EXERCISE DETAILS: Repeat the material exactly from its first line to the line that includes "from matplotlib import pyplot as plt". Skip pictures.
--- DATA LINES ---
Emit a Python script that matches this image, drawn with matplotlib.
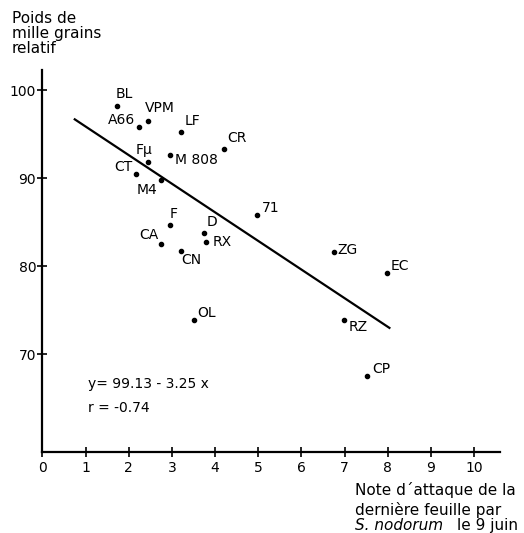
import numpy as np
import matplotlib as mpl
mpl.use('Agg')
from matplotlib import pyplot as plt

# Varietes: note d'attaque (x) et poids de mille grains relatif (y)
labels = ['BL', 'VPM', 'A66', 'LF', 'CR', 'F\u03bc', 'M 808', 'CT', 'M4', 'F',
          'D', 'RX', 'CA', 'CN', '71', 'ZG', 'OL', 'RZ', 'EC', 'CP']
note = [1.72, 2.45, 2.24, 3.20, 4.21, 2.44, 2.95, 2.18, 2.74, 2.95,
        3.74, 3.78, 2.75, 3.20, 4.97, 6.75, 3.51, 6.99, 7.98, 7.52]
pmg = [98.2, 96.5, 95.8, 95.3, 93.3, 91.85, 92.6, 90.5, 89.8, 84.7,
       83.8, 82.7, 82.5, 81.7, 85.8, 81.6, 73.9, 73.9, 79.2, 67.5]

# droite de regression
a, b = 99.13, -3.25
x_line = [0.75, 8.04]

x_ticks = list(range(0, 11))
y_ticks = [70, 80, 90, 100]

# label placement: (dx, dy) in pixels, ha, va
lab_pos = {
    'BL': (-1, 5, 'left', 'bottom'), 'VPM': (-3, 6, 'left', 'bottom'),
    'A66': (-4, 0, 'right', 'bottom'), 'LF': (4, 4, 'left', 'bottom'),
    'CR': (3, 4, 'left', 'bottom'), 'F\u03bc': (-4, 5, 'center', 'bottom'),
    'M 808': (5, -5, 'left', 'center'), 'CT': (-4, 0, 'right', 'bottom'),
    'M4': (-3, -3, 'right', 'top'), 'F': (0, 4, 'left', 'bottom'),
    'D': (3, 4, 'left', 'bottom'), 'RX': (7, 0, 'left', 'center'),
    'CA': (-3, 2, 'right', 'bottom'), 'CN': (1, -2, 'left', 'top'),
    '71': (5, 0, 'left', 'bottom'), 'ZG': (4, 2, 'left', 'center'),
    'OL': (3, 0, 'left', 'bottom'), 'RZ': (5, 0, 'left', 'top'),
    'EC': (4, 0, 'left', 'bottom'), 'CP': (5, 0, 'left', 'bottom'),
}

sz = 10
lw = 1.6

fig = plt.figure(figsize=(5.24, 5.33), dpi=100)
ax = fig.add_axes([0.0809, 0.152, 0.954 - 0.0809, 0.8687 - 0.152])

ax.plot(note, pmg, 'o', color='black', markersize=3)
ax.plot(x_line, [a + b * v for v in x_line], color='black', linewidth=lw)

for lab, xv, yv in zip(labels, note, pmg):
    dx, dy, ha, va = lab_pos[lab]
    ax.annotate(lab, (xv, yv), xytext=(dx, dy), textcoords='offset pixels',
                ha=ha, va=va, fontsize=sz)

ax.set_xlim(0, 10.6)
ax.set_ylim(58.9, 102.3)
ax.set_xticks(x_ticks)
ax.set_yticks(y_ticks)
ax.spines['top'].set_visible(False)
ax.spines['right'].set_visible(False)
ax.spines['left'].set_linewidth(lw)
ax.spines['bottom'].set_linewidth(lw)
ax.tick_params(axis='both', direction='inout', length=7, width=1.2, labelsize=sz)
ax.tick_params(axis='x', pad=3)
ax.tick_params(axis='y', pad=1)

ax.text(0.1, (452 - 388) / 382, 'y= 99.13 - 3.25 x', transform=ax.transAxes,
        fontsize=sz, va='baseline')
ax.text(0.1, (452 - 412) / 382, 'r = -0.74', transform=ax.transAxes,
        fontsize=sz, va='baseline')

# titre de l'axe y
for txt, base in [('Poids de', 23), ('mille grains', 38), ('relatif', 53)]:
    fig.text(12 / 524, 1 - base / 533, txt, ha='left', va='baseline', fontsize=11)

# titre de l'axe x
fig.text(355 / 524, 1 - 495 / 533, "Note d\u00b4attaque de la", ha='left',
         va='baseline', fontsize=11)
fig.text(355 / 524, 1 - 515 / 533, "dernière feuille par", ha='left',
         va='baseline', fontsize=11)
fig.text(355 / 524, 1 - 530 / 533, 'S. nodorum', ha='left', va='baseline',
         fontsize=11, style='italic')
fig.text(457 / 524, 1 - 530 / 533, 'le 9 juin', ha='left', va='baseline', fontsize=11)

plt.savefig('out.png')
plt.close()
---
ANSWER BELOW:
Emit a Python script that matches this image, drawn with matplotlib.
import numpy as np
import matplotlib as mpl
mpl.use('Agg')
from matplotlib import pyplot as plt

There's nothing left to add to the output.